Baghdad Face to face with Iraq's leaders, Barack Obama gained fresh support Monday for the idea of pulling all U.S. combat forces from the war zone by 2010. But the Iraqis stopped short of actual timetables or endorsement of Obama's pledge to withdraw troops within 16 months if he wins the presidency.
The Democratic presidential contender also got a military briefing - and a helicopter tour - from the top U.S. commander in the region, Gen. David Petraeus, and also met with a few of the nearly 150,000 U.S. troops now well into the war's sixth year.
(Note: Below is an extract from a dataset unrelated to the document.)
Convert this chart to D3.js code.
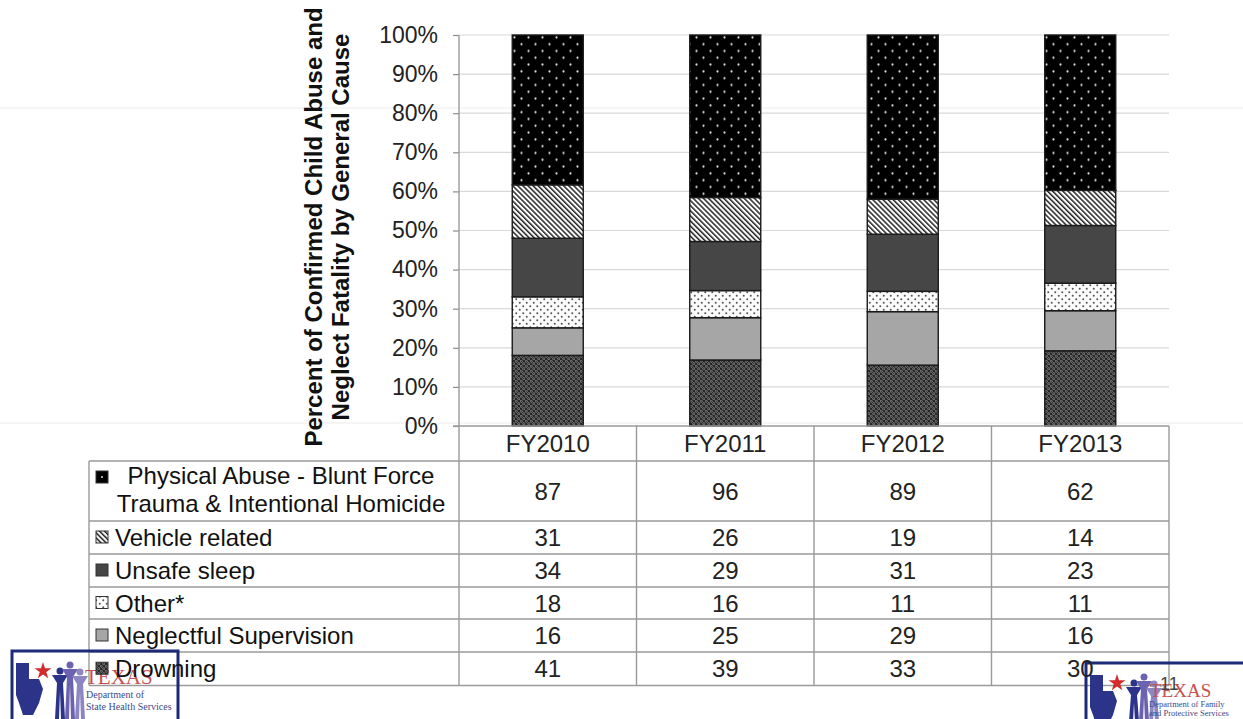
<!DOCTYPE html>
<html><head><meta charset="utf-8">
<script src="https://cdn.jsdelivr.net/npm/d3@7"></script>
<style>html,body{margin:0;padding:0;background:#fff;}svg{display:block;font-family:"Liberation Sans",Arial,sans-serif;}</style>
</head><body>
<svg id="c" width="1243" height="719"></svg>
<script>
// ---- data ----
const years = ["FY2010", "FY2011", "FY2012", "FY2013"];
const causes = ["Physical Abuse - Blunt Force Trauma & Intentional Homicide", "Vehicle related", "Unsafe sleep", "Other*", "Neglectful Supervision", "Drowning"];
const physicalAbuse = [87, 96, 89, 62];
const vehicleRelated = [31, 26, 19, 14];
const unsafeSleep = [34, 29, 31, 23];
const otherCause = [18, 16, 11, 11];
const neglectfulSupervision = [16, 25, 29, 16];
const drowning = [41, 39, 33, 30];
const yTicks = [0, 0.1, 0.2, 0.3, 0.4, 0.5, 0.6, 0.7, 0.8, 0.9, 1.0];
const yTitle = ["Percent of Confirmed Child Abuse and", "Neglect Fatality by General Cause"];

(function () {
const seriesValues = [physicalAbuse, vehicleRelated, unsafeSleep, otherCause, neglectfulSupervision, drowning];
const rows = years.map((yr, i) => {
  const o = {year: yr};
  causes.forEach((c, j) => o[c] = seriesValues[j][i]);
  return o;
});

const svg = d3.select("#c");
const defs = svg.append("defs");
const TS = 24; // table font size

// patterns
const patId = ["pPA", "pVeh", "pSleep", "pOther", "pNeg", "pDrown"];
{
  let p = defs.append("pattern").attr("id", "pPA").attr("patternUnits", "userSpaceOnUse").attr("width", 14).attr("height", 13.6);
  p.append("rect").attr("width", 14).attr("height", 13.6).attr("fill", "#000");
  p.append("circle").attr("cx", 3.5).attr("cy", 3.4).attr("r", 1.1).attr("fill", "#e0e0e0");
  p.append("circle").attr("cx", 10.5).attr("cy", 10.2).attr("r", 1.1).attr("fill", "#e0e0e0");

  p = defs.append("pattern").attr("id", "pVeh").attr("patternUnits", "userSpaceOnUse").attr("width", 3.6).attr("height", 10).attr("patternTransform", "rotate(-45)");
  p.append("rect").attr("width", 3.6).attr("height", 10).attr("fill", "#fff");
  p.append("rect").attr("width", 1.5).attr("height", 10).attr("fill", "#222");

  p = defs.append("pattern").attr("id", "pSleep").attr("patternUnits", "userSpaceOnUse").attr("width", 4).attr("height", 4);
  p.append("rect").attr("width", 4).attr("height", 4).attr("fill", "#464646");

  p = defs.append("pattern").attr("id", "pOther").attr("patternUnits", "userSpaceOnUse").attr("width", 7).attr("height", 7);
  p.append("rect").attr("width", 7).attr("height", 7).attr("fill", "#fbfbfb");
  p.append("circle").attr("cx", 1.75).attr("cy", 1.75).attr("r", 1).attr("fill", "#555");
  p.append("circle").attr("cx", 5.25).attr("cy", 5.25).attr("r", 1).attr("fill", "#555");

  p = defs.append("pattern").attr("id", "pNeg").attr("patternUnits", "userSpaceOnUse").attr("width", 4).attr("height", 4);
  p.append("rect").attr("width", 4).attr("height", 4).attr("fill", "#a6a6a6");

  p = defs.append("pattern").attr("id", "pDrown").attr("patternUnits", "userSpaceOnUse").attr("width", 5).attr("height", 5);
  p.append("rect").attr("width", 5).attr("height", 5).attr("fill", "#262626");
  p.append("circle").attr("cx", 1.25).attr("cy", 1.25).attr("r", 1.1).attr("fill", "none").attr("stroke", "#8f8f8f").attr("stroke-width", 0.8);
  p.append("circle").attr("cx", 3.75).attr("cy", 3.75).attr("r", 1.1).attr("fill", "none").attr("stroke", "#8f8f8f").attr("stroke-width", 0.8);
}
const fillOf = c => "url(#" + patId[causes.indexOf(c)] + ")";

// faint slide lines
svg.append("line").attr("x1", 0).attr("x2", 1243).attr("y1", 108).attr("y2", 108).attr("stroke", "#ececec").attr("stroke-width", 1);
svg.append("line").attr("x1", 0).attr("x2", 1243).attr("y1", 423).attr("y2", 423).attr("stroke", "#ececec").attr("stroke-width", 1);

// layout
const plotLeft = 459, plotRight = 1169, plotTop = 35, plotBase = 426;
const x = d3.scaleBand().domain(years).range([plotLeft, plotRight]).paddingInner(0).paddingOuter(0);
const y = d3.scaleLinear().domain([0, 1]).range([plotBase, plotTop]);

// gridlines
svg.append("g").selectAll("line").data(yTicks.filter(d => d > 0)).join("line")
  .attr("x1", plotLeft).attr("x2", plotRight).attr("y1", d => y(d)).attr("y2", d => y(d))
  .attr("stroke", "#d9d9d9").attr("stroke-width", 1.2);

// axis
const ax = svg.append("g").attr("transform", `translate(${plotLeft},0)`)
  .call(d3.axisLeft(y).tickValues(yTicks).tickFormat(d3.format(".0%")).tickSize(6).tickPadding(15));
ax.select(".domain").remove();
ax.selectAll(".tick line").attr("stroke", "#8c8c8c").attr("stroke-width", 1.2);
ax.selectAll(".tick text").attr("font-size", 23).attr("fill", "#222").attr("font-family", "Liberation Sans, Arial, sans-serif");

// y title
const tg = svg.append("text").attr("transform", "translate(322,227) rotate(-90)")
  .attr("text-anchor", "middle").attr("font-weight", "bold").attr("font-size", 24).attr("fill", "#111");
yTitle.forEach((t, i) => tg.append("tspan").attr("x", 0).attr("dy", i === 0 ? 0 : 26.5).text(t));

// stacked bars
const stackKeys = causes.slice().reverse();
const stacked = d3.stack().keys(stackKeys).offset(d3.stackOffsetExpand)(rows);
const bw = x.bandwidth() * 0.4;
svg.append("g").selectAll("g").data(stacked).join("g")
  .attr("fill", d => fillOf(d.key))
  .selectAll("rect").data(d => d).join("rect")
  .attr("x", d => x(d.data.year) + (x.bandwidth() - bw) / 2)
  .attr("width", bw)
  .attr("y", d => y(d[1]))
  .attr("height", d => y(d[0]) - y(d[1]))
  .attr("stroke", "#1a1a1a").attr("stroke-width", 1.4);

// table
const tableLeft = 89;
const headerH = 35;
const rowH = [60, 33, 33, 32, 33, 33.5];
const rowTop = [];
let acc = plotBase + headerH;
rowH.forEach(h => { rowTop.push(acc); acc += h; });
const tableBottom = acc;
const lc = "#9a9a9a";
const tl = svg.append("g").attr("stroke", lc).attr("stroke-width", 1.4);
tl.append("line").attr("x1", plotLeft).attr("x2", plotLeft).attr("y1", plotTop).attr("y2", tableBottom);
tl.append("line").attr("x1", plotLeft - 6).attr("x2", plotRight).attr("y1", plotBase).attr("y2", plotBase);
years.forEach(yr => {
  const xr = x(yr) + x.bandwidth();
  tl.append("line").attr("x1", xr).attr("x2", xr).attr("y1", plotBase).attr("y2", tableBottom);
});
tl.append("line").attr("x1", tableLeft).attr("x2", tableLeft).attr("y1", rowTop[0]).attr("y2", tableBottom);
rowTop.concat([tableBottom]).forEach(yy => {
  tl.append("line").attr("x1", tableLeft).attr("x2", plotRight).attr("y1", yy).attr("y2", yy);
});

// logos (drawn under texts)
function logo(g, x0, y0, w, h, lines) {
  g.append("rect").attr("x", x0).attr("y", y0).attr("width", w).attr("height", h)
    .attr("fill", "none").attr("stroke", "#1d2a78").attr("stroke-width", 3);
  g.append("path").attr("d", `M${x0+4},${y0+12} h13 v16 h10 l4,10 l-4,14 l-6,12 h-10 l-4,-12 l-3,-8 z`)
    .attr("fill", "#2b3488");
  g.append("path").attr("d", d3.symbol().type(d3.symbolStar).size(90)()).attr("transform", `translate(${x0+31},${y0+20})`).attr("fill", "#d32b2b");
  [[48, 26, "#2b3488"], [58, 20, "#6b63b0"], [68, 27, "#8c86c2"]].forEach(([dx, dy, col]) => {
    g.append("circle").attr("cx", x0 + dx).attr("cy", y0 + dy - 6).attr("r", 3.5).attr("fill", col);
    g.append("path").attr("d", `M${x0+dx-8},${y0+dy-2} L${x0+dx+8},${y0+dy-2} L${x0+dx+3},${y0+dy+6} L${x0+dx+5},${y0+h-4} L${x0+dx+1},${y0+h-4} L${x0+dx},${y0+dy+14} L${x0+dx-1},${y0+h-4} L${x0+dx-5},${y0+h-4} L${x0+dx-3},${y0+dy+6} Z`).attr("fill", col);
  });
  g.append("text").attr("x", lines.tx).attr("y", lines.ty).attr("font-family", "Liberation Serif, serif").attr("font-size", lines.ts).attr("fill", "#c75050").text("TEXAS");
  lines.sub.forEach((s, i) => g.append("text").attr("x", lines.sx).attr("y", lines.sy + i * lines.sd)
    .attr("font-family", "Liberation Serif, serif").attr("font-size", lines.ss).attr("fill", "#3b4a8a").text(s));
}
const lg = svg.append("g");
logo(lg, 12, 651, 166, 72, {tx: 85, ty: 684, ts: 21, sub: ["Department of", "State Health Services"], sx: 86, sy: 698, sd: 12, ss: 10});
const rg = svg.append("g");
logo(rg, 1086, 663, 162, 62, {tx: 1150, ty: 697, ts: 19, sub: ["Department of Family", "and Protective Services"], sx: 1149, sy: 707, sd: 9, ss: 8.5});

// header text
svg.append("g").selectAll("text").data(years).join("text")
  .attr("x", d => x(d) + x.bandwidth() / 2).attr("y", plotBase + headerH / 2 + 8.5)
  .attr("text-anchor", "middle").attr("font-size", TS).attr("fill", "#222").text(d => d);

// row labels + keys + values
function wrap(label, maxChars) {
  const words = label.split(" "); const out = []; let cur = "";
  words.forEach(w => { if ((cur + " " + w).trim().length > maxChars && cur) { out.push(cur); cur = w; } else cur = (cur + " " + w).trim(); });
  out.push(cur); return out;
}
causes.forEach((c, j) => {
  const t = rowTop[j], h = rowH[j], cy = t + h / 2;
  const lines = wrap(c, 29);
  if (lines.length === 1) {
    svg.append("rect").attr("x", 96).attr("y", cy - 6.5).attr("width", 12).attr("height", 12)
      .attr("fill", fillOf(c)).attr("stroke", "#333").attr("stroke-width", 1);
    svg.append("text").attr("x", 115).attr("y", cy + 8.5).attr("font-size", TS).attr("fill", "#111").text(lines[0]);
  } else {
    svg.append("rect").attr("x", 96).attr("y", t + 10).attr("width", 12).attr("height", 12)
      .attr("fill", "#000").attr("stroke", "#333").attr("stroke-width", 1);
    svg.append("circle").attr("cx", 102).attr("cy", t + 16).attr("r", 1).attr("fill", "#ddd");
    const tx = svg.append("text").attr("font-size", TS).attr("fill", "#111").attr("text-anchor", "middle");
    tx.append("tspan").attr("x", 281).attr("y", t + 23).text(lines[0]);
    tx.append("tspan").attr("x", 281).attr("y", t + 51).text(lines[1]);
  }
  years.forEach((yr, i) => {
    svg.append("text").attr("x", x(yr) + x.bandwidth() / 2).attr("y", cy + 8.5)
      .attr("text-anchor", "middle").attr("font-size", TS).attr("fill", "#222").text(seriesValues[j][i]);
  });
});
svg.append("text").attr("x", 1160).attr("y", 690).attr("font-size", 18).attr("fill", "#444").text("11");
})();
</script>
</body></html>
Back in the U.S., Republican rival John McCain said he hoped the visit would open Obama's eyes to the danger of withdrawal timetables. Said the Arizona senator, who was meeting with President Bush's father, the former president, in Maine: "When you win wars, troops come home." He said of Obama: "He's been completely wrong on the issue."
In Washington, the White House expressed displeasure with recent public comments by Iraqi leaders on the withdrawal question and suggested they might have the U.S. election on their minds.
As Obama visited Iraq for the first time in more than two years, comments Monday by the government's spokesman roughly mirrored the Illinois senator's withdrawal schedule and offered a glimpse of Iraq's growing confidence as violence drops and Iraqi security forces expand their roles.
"We are hoping that in 2010 that combat troops will withdraw from Iraq," spokesman Ali al-Dabbagh said after Obama met with Prime Minister Nouri al-Maliki - who has struggled to clarify Iraq's position on a possible timetable for a U.S. troop pullout.
Iraq's Sunni vice president, Tariq al-Hashemi, said after meeting Obama that Iraqi leaders share "a common interest ... to schedule the withdrawal of American troops."
"I'd be happy if we reach an agreement to say, for instance, the 31st of December 2010" would mark the departure of the last U.S. combat unit, he said - then noted that any such goal could be revised depending on threats and the pace of training for Iraqi security forces. That date would be some seven months later than Obama's 16-month timeline.
Obama said almost nothing to reporters following him, but promised fuller impressions after he finishes here today and heads to Jordan and Israel.
He released a statement late Monday noting that Iraqis want an "aspirational timeline, with a clear date," for the departure of U.S. combat forces.
"Prime Minister Maliki told us that while the Iraqi people deeply appreciate the sacrifices of American soldiers, they do not want an open-ended presence of U.S. combat forces. The prime minister said that now is an appropriate time to start to plan for the reorganization of our troops in Iraq - including their numbers and missions. He stated his hope that U.S. combat forces could be out of Iraq in 2010," Obama said in a joint statement with Sens. Chuck Hagel, a Republican from Nebraska, and Jack Reed, a Democrat from Rhode Island, who accompanied him to the war zone.